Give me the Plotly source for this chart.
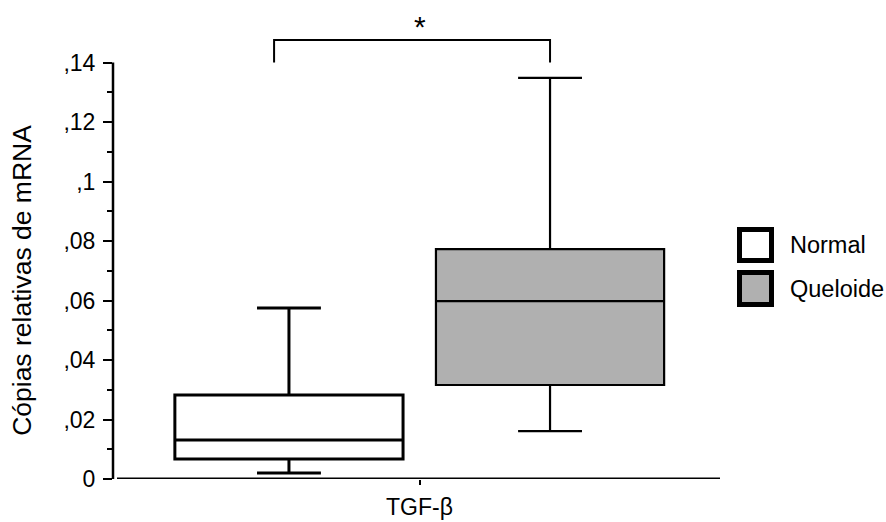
import plotly.graph_objects as go

# Five-number summaries of relative TGF-beta mRNA copies per group
groups = ["Normal", "Queloide"]
positions = [0, 1]
lower_whisker = [0.0020, 0.0161]
q1_values = [0.0067, 0.0316]
medians = [0.0131, 0.0598]
q3_values = [0.0282, 0.0773]
upper_whisker = [0.0575, 0.1348]

fill_colors = ["#FFFFFF", "#B0B0B0"]
line_widths = [3, 2.2]

y_tick_vals = [0, 0.02, 0.04, 0.06, 0.08, 0.10, 0.12, 0.14]
y_tick_text = ["0", ",02", ",04", ",06", ",08", ",1", ",12", ",14"]
y_minor_vals = [0.01, 0.03, 0.05, 0.07, 0.09, 0.11, 0.13]
x_tick_vals = [0.5]
x_tick_text = ["TGF-β"]

FONT = "Liberation Sans, Arial, sans-serif"
W, H = 886, 522
ML, MR, MT, MB = 113, 166, 3, 43
PW, PH = W - ML - MR, H - MT - MB


def paper_x(px):
    return (px - ML) / PW


def paper_y(py):
    return (H - MB - py) / PH


fig = go.Figure()
for i, name in enumerate(groups):
    fig.add_trace(go.Box(
        name=name,
        x=[positions[i]],
        lowerfence=[lower_whisker[i]],
        q1=[q1_values[i]],
        median=[medians[i]],
        q3=[q3_values[i]],
        upperfence=[upper_whisker[i]],
        width=0.874,
        whiskerwidth=0.28,
        fillcolor=fill_colors[i],
        line=dict(color="#000000", width=line_widths[i]),
        boxpoints=False,
        showlegend=False,
    ))

shapes = []
# axis lines
shapes.append(dict(type="line", xref="paper", yref="y", x0=paper_x(117), x1=paper_x(720),
                   y0=0, y1=0, line=dict(color="black", width=3)))
shapes.append(dict(type="line", xref="paper", yref="y", x0=0, x1=0,
                   y0=0, y1=0.14, line=dict(color="black", width=2.5)))
# significance bracket between the two groups
shapes.append(dict(type="path", xref="x", yref="y",
                   path="M -0.057,0.140 L -0.057,0.1476 L 1.0,0.1476 L 1.0,0.140",
                   line=dict(color="black", width=2)))

# legend swatches
legend_rows = [(227, 263), (270, 307)]
for (top, bottom), color in zip(legend_rows, fill_colors):
    shapes.append(dict(type="rect", xref="paper", yref="paper",
                       x0=paper_x(739.5), x1=paper_x(771.5),
                       y0=paper_y(bottom - 2.5), y1=paper_y(top + 2.5),
                       fillcolor=color, line=dict(color="black", width=5)))

annotations = []
for (top, bottom), name in zip(legend_rows, groups):
    annotations.append(dict(text=name, xref="paper", yref="paper",
                            x=paper_x(788), y=paper_y((top + bottom) / 2),
                            xanchor="left", yanchor="middle", showarrow=False,
                            font=dict(family=FONT, size=23.5, color="black")))
annotations.append(dict(text="*", xref="x", yref="y", x=0.5, y=0.1520,
                        xanchor="center", yanchor="middle", showarrow=False,
                        font=dict(family=FONT, size=30, color="black")))
annotations.append(dict(text="Cópias relativas de mRNA", xref="paper", yref="y",
                        x=0, xshift=-91, y=0.0666, textangle=-90,
                        xanchor="center", yanchor="middle", showarrow=False,
                        font=dict(family=FONT, size=26.5, color="black")))

fig.update_layout(
    width=W, height=H,
    margin=dict(l=ML, r=MR, t=MT, b=MB, autoexpand=False),
    paper_bgcolor="white", plot_bgcolor="white",
    boxmode="overlay",
    showlegend=False,
    shapes=shapes,
    annotations=annotations,
    xaxis=dict(range=[-0.674, 1.651], showgrid=False, zeroline=False, showline=False,
               automargin=False,
               tickmode="array", tickvals=x_tick_vals, ticktext=x_tick_text,
               ticks="outside", ticklen=5, tickwidth=1.5, tickcolor="black",
               ticklabelstandoff=2,
               tickfont=dict(family=FONT, size=23, color="black")),
    yaxis=dict(range=[0, 0.16], showgrid=False, zeroline=False, showline=False,
               automargin=False,
               tickmode="array", tickvals=y_tick_vals, ticktext=y_tick_text,
               ticks="outside", ticklen=9, tickwidth=2, tickcolor="black",
               ticklabelstandoff=3,
               minor=dict(tickmode="array", tickvals=y_minor_vals, ticks="outside",
                          ticklen=5, tickwidth=2, tickcolor="black"),
               tickfont=dict(family=FONT, size=23, color="black")),
)

fig.write_html("out.html")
::::
Goal:
Your copy of the data should match it exactly, except that pictures are left out.

Final result:
Give me the Plotly source for this chart.
import plotly.graph_objects as go

# Five-number summaries of relative TGF-beta mRNA copies per group
groups = ["Normal", "Queloide"]
positions = [0, 1]
lower_whisker = [0.0020, 0.0161]
q1_values = [0.0067, 0.0316]
medians = [0.0131, 0.0598]
q3_values = [0.0282, 0.0773]
upper_whisker = [0.0575, 0.1348]

fill_colors = ["#FFFFFF", "#B0B0B0"]
line_widths = [3, 2.2]

y_tick_vals = [0, 0.02, 0.04, 0.06, 0.08, 0.10, 0.12, 0.14]
y_tick_text = ["0", ",02", ",04", ",06", ",08", ",1", ",12", ",14"]
y_minor_vals = [0.01, 0.03, 0.05, 0.07, 0.09, 0.11, 0.13]
x_tick_vals = [0.5]
x_tick_text = ["TGF-β"]

FONT = "Liberation Sans, Arial, sans-serif"
W, H = 886, 522
ML, MR, MT, MB = 113, 166, 3, 43
PW, PH = W - ML - MR, H - MT - MB


def paper_x(px):
    return (px - ML) / PW


def paper_y(py):
    return (H - MB - py) / PH


fig = go.Figure()
for i, name in enumerate(groups):
    fig.add_trace(go.Box(
        name=name,
        x=[positions[i]],
        lowerfence=[lower_whisker[i]],
        q1=[q1_values[i]],
        median=[medians[i]],
        q3=[q3_values[i]],
        upperfence=[upper_whisker[i]],
        width=0.874,
        whiskerwidth=0.28,
        fillcolor=fill_colors[i],
        line=dict(color="#000000", width=line_widths[i]),
        boxpoints=False,
        showlegend=False,
    ))

shapes = []
# axis lines
shapes.append(dict(type="line", xref="paper", yref="y", x0=paper_x(117), x1=paper_x(720),
                   y0=0, y1=0, line=dict(color="black", width=3)))
shapes.append(dict(type="line", xref="paper", yref="y", x0=0, x1=0,
                   y0=0, y1=0.14, line=dict(color="black", width=2.5)))
# significance bracket between the two groups
shapes.append(dict(type="path", xref="x", yref="y",
                   path="M -0.057,0.140 L -0.057,0.1476 L 1.0,0.1476 L 1.0,0.140",
                   line=dict(color="black", width=2)))

# legend swatches
legend_rows = [(227, 263), (270, 307)]
for (top, bottom), color in zip(legend_rows, fill_colors):
    shapes.append(dict(type="rect", xref="paper", yref="paper",
                       x0=paper_x(739.5), x1=paper_x(771.5),
                       y0=paper_y(bottom - 2.5), y1=paper_y(top + 2.5),
                       fillcolor=color, line=dict(color="black", width=5)))

annotations = []
for (top, bottom), name in zip(legend_rows, groups):
    annotations.append(dict(text=name, xref="paper", yref="paper",
                            x=paper_x(788), y=paper_y((top + bottom) / 2),
                            xanchor="left", yanchor="middle", showarrow=False,
                            font=dict(family=FONT, size=23.5, color="black")))
annotations.append(dict(text="*", xref="x", yref="y", x=0.5, y=0.1520,
                        xanchor="center", yanchor="middle", showarrow=False,
                        font=dict(family=FONT, size=30, color="black")))
annotations.append(dict(text="Cópias relativas de mRNA", xref="paper", yref="y",
                        x=0, xshift=-91, y=0.0666, textangle=-90,
                        xanchor="center", yanchor="middle", showarrow=False,
                        font=dict(family=FONT, size=26.5, color="black")))

fig.update_layout(
    width=W, height=H,
    margin=dict(l=ML, r=MR, t=MT, b=MB, autoexpand=False),
    paper_bgcolor="white", plot_bgcolor="white",
    boxmode="overlay",
    showlegend=False,
    shapes=shapes,
    annotations=annotations,
    xaxis=dict(range=[-0.674, 1.651], showgrid=False, zeroline=False, showline=False,
               automargin=False,
               tickmode="array", tickvals=x_tick_vals, ticktext=x_tick_text,
               ticks="outside", ticklen=5, tickwidth=1.5, tickcolor="black",
               ticklabelstandoff=2,
               tickfont=dict(family=FONT, size=23, color="black")),
    yaxis=dict(range=[0, 0.16], showgrid=False, zeroline=False, showline=False,
               automargin=False,
               tickmode="array", tickvals=y_tick_vals, ticktext=y_tick_text,
               ticks="outside", ticklen=9, tickwidth=2, tickcolor="black",
               ticklabelstandoff=3,
               minor=dict(tickmode="array", tickvals=y_minor_vals, ticks="outside",
                          ticklen=5, tickwidth=2, tickcolor="black"),
               tickfont=dict(family=FONT, size=23, color="black")),
)

fig.write_html("out.html")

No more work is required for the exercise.